[Records from a data source]
——

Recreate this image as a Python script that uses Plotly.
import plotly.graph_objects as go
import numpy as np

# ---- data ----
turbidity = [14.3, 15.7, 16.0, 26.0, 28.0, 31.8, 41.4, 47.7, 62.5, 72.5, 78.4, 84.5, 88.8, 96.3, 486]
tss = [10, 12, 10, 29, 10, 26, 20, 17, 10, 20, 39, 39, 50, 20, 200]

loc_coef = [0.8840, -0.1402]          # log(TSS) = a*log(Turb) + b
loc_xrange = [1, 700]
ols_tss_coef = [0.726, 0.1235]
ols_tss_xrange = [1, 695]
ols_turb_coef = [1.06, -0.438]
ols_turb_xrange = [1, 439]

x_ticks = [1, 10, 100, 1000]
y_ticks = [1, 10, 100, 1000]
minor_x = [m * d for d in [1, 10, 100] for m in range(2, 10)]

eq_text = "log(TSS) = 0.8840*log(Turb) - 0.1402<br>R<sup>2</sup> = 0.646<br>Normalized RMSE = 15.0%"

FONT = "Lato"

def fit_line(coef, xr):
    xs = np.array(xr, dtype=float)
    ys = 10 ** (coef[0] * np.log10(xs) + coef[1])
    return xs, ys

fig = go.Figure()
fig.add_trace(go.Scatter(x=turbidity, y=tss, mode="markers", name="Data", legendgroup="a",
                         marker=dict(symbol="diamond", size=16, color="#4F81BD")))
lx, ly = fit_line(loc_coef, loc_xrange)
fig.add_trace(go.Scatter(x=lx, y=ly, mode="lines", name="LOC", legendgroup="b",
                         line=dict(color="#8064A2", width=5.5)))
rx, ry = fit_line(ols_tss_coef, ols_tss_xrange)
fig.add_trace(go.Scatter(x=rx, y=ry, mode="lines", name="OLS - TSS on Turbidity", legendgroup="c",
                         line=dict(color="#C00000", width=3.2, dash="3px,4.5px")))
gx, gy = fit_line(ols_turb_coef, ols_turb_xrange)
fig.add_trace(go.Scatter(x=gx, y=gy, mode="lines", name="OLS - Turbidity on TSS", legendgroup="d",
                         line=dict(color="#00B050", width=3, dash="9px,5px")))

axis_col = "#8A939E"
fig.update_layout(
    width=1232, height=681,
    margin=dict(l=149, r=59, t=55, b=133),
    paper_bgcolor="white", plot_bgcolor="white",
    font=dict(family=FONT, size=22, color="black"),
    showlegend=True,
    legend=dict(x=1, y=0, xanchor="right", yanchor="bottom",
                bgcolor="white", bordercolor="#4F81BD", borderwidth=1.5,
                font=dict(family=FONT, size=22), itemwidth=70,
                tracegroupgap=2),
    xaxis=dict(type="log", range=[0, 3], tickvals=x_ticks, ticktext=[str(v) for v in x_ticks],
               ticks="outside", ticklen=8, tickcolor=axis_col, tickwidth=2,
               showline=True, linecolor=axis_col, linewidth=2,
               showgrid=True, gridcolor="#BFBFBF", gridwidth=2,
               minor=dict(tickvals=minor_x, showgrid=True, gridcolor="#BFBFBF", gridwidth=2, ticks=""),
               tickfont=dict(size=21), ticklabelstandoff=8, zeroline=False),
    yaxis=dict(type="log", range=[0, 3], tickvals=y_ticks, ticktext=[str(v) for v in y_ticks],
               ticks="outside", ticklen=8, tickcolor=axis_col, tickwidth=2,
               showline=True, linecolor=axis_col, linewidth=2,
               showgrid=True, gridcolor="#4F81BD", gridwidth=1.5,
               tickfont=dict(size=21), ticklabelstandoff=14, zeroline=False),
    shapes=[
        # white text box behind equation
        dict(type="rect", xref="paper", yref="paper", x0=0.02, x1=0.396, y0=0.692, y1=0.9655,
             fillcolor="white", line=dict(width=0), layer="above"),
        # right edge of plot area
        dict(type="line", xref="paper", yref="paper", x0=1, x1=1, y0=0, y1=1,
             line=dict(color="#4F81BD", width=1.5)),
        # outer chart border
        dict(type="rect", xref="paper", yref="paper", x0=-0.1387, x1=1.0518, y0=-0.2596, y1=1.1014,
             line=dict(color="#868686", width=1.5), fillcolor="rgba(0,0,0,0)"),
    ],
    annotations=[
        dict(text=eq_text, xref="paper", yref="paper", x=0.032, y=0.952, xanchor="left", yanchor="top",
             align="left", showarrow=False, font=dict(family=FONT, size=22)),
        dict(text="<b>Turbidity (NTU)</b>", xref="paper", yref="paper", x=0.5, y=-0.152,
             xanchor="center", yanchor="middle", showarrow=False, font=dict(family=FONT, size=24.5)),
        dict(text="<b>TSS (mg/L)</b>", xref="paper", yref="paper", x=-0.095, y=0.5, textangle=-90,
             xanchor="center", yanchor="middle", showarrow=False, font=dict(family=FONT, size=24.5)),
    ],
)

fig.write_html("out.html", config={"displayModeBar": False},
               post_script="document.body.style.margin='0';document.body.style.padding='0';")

——

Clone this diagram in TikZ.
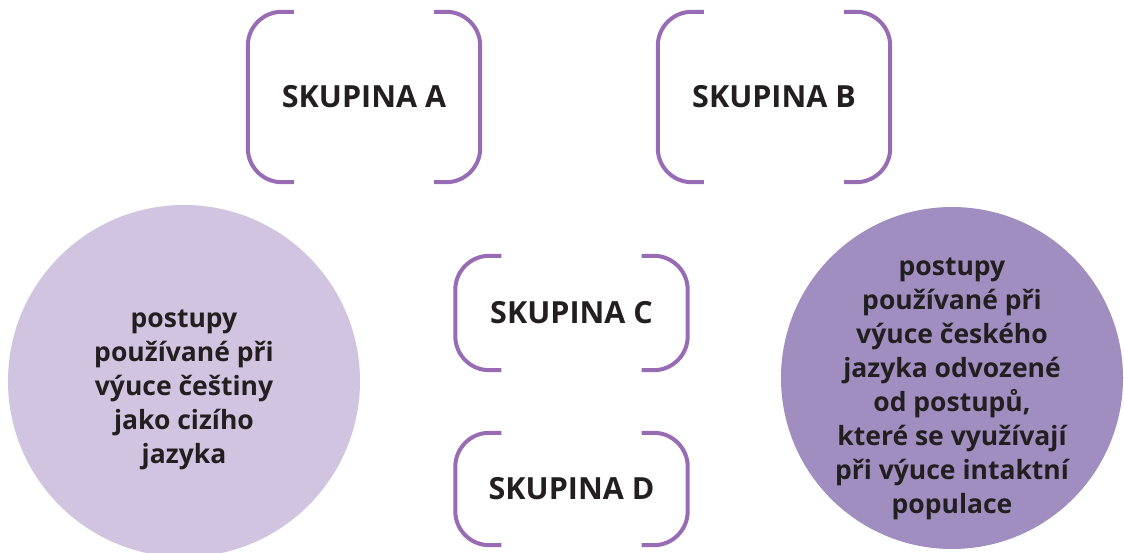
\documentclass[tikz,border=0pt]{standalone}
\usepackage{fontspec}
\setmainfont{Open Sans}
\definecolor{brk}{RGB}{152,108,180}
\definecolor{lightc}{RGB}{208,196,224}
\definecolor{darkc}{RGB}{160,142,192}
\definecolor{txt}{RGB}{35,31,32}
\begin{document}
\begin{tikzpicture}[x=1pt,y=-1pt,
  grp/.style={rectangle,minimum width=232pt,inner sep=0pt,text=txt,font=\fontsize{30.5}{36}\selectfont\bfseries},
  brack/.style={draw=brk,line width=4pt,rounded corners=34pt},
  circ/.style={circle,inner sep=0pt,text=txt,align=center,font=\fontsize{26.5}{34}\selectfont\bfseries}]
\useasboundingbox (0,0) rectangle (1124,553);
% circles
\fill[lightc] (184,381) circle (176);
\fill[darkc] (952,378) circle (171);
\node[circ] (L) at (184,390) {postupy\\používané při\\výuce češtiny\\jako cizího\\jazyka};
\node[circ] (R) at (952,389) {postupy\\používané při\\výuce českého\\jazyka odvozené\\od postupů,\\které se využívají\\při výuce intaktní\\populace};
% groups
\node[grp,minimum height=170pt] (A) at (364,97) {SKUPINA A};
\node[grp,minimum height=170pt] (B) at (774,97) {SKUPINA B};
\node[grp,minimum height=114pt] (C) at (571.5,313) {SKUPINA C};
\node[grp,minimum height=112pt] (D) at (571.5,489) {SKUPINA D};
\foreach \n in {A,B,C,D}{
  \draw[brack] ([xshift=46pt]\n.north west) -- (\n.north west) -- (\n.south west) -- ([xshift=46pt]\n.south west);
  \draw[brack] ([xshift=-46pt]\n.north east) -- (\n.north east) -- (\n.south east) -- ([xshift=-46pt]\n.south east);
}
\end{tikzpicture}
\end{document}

——

■ **WHAT NEEDS TO BE DONE**
The lines to extract from the data above begin with the line containing "Recreate this image" and end with the line containing "import numpy as np". Extract them exactly, including both.

■ **SOLUTION FOR THIS TASK**
Recreate this image as a Python script that uses Plotly.
import plotly.graph_objects as go
import numpy as np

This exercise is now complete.